As the name implies, ¾ sized acoustic guitars are simply that — a guitar that is ¾ the size of regular sized acoustics. The great thing about these guitars is that they usually come with a shorter neck length which will allow you to stretch across different frets easier. They’re also really light and compact which makes them really portable.
In terms of sound quality, many of these ¾ sized guitars stack up really well to their full-size counterparts. In fact, many of these smaller guitars sound so good that you can see them being used regularly by touring musicians. Do a quick search of Ed Sheeran’s live performances and you will see that he often performs with his Little Martin acoustic guitar.
Scale length and neck profile
When it comes to electric guitar, two things to consider if you have smaller hands is the guitar’s scale length and neck profile. Let’s talk about the scale length first. A guitar’s scale length is the distance between the nut and the bridge, and different guitars use different scale lengths. For example, most Gibson guitars use a scale length of 24.75 inches while most Fenders use 25.5 inches. How this translates into the fretboard is that guitars with shorter scale lengths have smaller frets, resulting in a fretboard that is easier to stretch your fingers across. A shorter scale length also allows you to perform string bends with ease as there is less tension in the strings. If stretching across different frets is a problem for you, you’ll definitely want to go with a guitar with a shorter scale length.
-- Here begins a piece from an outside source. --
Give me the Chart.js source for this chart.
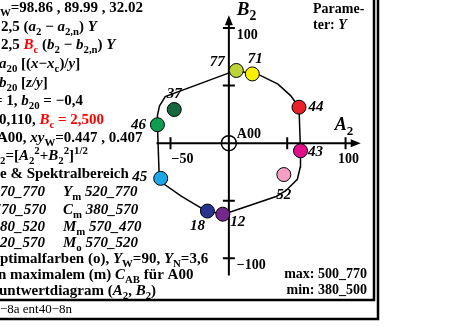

In order to measure the scale length of your own guitar, you can either find the specifications of your guitar online, or you can measure the distance between the nut and the 12th fret and multiply that number by two. For example, my Fender Telecaster has a distance of 12.75 inches from the nut to the 12th fret, and if I multiply that number by two, I will get 25.5 inches. The reason why we don’t measure straight from the nut to the bridge is because if you look at the string saddles on the bridge, every saddle has a slightly different position. If you’re curious about the different scale lengths of different guitars, most manufacturers provide their specifications online.